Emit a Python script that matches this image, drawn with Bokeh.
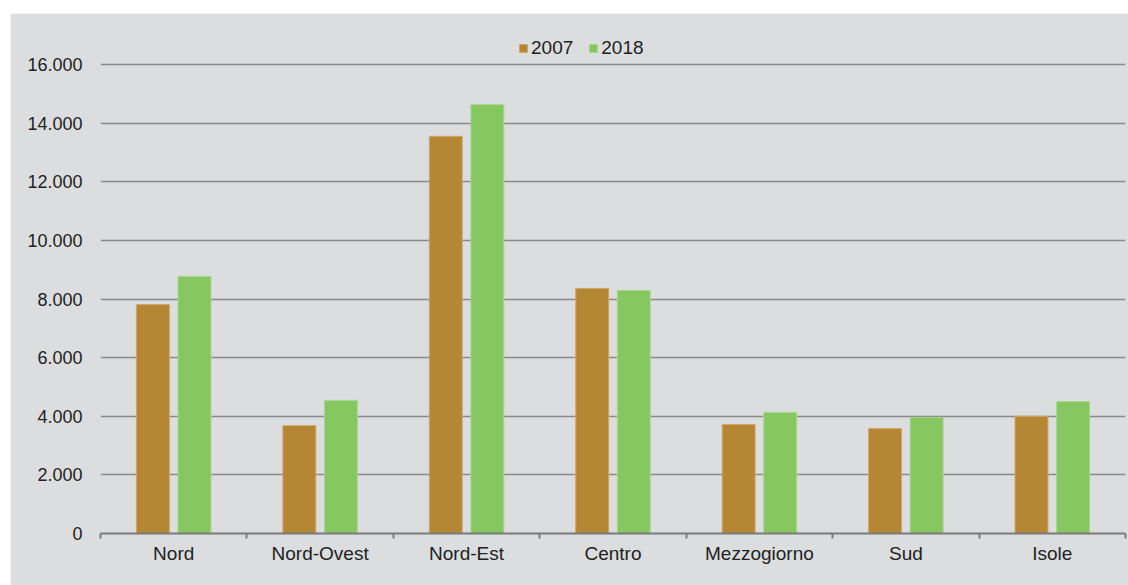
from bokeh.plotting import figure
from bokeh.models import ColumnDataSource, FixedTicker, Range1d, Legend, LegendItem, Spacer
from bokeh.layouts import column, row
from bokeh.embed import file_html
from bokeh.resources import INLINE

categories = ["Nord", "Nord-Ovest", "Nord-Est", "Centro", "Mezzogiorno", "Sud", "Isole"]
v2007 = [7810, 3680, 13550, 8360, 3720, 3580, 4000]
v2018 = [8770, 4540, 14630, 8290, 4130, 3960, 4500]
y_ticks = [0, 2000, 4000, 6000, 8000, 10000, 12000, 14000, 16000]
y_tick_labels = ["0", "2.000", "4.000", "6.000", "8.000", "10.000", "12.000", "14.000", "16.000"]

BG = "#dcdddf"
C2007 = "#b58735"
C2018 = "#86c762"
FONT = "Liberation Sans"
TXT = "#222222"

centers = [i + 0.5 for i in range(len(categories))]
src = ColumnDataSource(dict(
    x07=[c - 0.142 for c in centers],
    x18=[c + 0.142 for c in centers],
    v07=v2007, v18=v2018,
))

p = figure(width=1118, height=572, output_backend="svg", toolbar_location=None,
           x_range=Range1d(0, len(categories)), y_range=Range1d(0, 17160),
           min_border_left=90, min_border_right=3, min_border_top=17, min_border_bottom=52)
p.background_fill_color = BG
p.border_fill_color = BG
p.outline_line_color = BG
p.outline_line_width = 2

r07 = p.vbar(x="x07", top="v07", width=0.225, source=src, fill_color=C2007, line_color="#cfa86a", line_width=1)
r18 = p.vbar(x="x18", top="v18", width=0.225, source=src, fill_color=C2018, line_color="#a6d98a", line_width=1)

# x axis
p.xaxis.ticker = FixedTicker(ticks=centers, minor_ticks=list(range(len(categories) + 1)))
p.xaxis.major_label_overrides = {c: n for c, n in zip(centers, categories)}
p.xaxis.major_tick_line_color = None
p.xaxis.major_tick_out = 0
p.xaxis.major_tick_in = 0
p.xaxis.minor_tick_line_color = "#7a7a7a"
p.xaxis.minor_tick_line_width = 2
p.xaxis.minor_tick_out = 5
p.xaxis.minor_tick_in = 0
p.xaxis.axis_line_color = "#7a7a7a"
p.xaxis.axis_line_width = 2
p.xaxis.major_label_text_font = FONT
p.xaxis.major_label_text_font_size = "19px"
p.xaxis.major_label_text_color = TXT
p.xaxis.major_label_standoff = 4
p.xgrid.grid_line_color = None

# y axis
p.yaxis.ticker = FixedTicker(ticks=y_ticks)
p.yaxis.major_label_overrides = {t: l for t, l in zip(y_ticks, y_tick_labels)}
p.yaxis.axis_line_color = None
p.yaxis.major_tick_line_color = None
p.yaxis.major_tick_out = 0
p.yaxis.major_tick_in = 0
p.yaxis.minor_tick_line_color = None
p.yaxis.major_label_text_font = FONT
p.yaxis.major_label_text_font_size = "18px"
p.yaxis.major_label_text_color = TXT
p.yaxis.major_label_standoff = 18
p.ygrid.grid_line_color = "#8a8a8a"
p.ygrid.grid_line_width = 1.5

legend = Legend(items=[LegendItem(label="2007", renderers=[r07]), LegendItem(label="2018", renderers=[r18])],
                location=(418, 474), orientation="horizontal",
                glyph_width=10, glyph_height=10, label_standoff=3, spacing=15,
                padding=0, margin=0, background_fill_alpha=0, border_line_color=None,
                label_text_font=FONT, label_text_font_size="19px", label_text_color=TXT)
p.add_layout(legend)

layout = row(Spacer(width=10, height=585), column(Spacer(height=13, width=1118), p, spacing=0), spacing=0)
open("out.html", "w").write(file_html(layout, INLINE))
========
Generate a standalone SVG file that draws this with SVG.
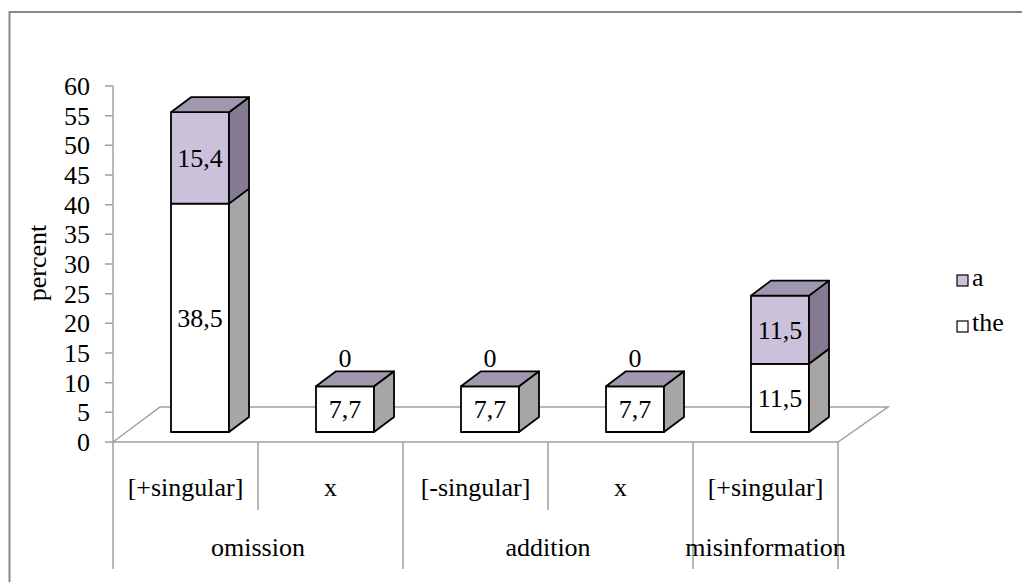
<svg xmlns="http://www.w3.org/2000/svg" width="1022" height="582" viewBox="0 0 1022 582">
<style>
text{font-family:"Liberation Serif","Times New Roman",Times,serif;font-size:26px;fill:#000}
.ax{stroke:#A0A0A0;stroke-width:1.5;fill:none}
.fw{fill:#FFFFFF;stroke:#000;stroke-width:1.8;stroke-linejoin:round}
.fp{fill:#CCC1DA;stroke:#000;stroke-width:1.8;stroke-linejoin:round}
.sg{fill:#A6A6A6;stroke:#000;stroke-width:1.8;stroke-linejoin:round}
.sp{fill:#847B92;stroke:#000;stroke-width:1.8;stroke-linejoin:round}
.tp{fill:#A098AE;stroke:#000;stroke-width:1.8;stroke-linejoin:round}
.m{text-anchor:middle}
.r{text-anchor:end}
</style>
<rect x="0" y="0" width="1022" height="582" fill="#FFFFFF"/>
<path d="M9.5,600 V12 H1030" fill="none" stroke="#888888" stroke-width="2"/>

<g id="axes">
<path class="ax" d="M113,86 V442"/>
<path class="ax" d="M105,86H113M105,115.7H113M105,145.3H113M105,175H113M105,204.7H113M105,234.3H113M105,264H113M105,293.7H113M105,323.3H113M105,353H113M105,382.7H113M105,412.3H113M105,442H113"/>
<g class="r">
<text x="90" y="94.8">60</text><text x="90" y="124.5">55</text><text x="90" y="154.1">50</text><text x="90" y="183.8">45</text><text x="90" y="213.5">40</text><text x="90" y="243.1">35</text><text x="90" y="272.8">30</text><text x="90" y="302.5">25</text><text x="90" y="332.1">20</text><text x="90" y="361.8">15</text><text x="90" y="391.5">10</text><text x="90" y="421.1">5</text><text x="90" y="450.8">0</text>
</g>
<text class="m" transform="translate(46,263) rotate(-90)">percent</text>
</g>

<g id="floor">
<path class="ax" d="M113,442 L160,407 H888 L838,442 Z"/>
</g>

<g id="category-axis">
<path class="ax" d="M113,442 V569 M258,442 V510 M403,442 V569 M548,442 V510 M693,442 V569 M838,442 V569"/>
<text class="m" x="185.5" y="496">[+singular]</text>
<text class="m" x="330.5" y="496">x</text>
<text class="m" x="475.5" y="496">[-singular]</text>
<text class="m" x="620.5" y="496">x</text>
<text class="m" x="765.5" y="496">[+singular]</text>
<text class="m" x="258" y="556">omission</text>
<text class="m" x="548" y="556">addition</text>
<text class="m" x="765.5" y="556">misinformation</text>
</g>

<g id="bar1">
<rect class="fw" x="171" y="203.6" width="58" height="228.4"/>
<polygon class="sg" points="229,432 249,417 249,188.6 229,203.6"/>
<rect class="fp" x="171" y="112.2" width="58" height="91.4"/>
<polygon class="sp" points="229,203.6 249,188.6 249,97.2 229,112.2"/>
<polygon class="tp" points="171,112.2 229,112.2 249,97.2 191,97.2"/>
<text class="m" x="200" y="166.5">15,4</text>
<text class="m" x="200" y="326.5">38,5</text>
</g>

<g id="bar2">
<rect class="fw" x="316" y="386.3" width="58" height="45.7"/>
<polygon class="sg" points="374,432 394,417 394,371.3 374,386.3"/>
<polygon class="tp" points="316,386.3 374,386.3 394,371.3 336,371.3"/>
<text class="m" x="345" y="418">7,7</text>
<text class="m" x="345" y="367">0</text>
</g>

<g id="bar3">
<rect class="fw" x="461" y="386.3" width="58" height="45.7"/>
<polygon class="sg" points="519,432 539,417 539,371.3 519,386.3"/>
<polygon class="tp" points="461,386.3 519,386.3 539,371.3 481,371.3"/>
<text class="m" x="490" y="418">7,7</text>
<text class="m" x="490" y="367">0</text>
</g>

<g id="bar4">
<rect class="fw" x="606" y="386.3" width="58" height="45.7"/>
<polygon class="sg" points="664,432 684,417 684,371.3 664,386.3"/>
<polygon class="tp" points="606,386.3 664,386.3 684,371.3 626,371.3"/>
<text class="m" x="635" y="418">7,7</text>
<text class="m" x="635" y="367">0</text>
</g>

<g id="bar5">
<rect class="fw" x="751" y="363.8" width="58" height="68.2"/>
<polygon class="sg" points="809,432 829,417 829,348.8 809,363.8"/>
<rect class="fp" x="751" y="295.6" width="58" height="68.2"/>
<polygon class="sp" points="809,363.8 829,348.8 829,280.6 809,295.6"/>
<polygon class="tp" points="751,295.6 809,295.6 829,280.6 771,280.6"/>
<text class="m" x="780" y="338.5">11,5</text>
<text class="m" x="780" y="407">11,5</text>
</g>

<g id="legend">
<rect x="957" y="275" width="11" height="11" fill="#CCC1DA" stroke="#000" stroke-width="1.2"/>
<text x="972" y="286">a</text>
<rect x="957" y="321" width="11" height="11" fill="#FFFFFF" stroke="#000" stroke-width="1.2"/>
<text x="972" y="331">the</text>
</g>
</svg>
========
→ INSTRUCTION
Word for word, repeat the lines above from the one with "Emit a Python" through the one with "from bokeh.resources import INLINE", and nothing beyond them. Omit the pictures.

→ TASK RESPONSE
Emit a Python script that matches this image, drawn with Bokeh.
from bokeh.plotting import figure
from bokeh.models import ColumnDataSource, FixedTicker, Range1d, Legend, LegendItem, Spacer
from bokeh.layouts import column, row
from bokeh.embed import file_html
from bokeh.resources import INLINE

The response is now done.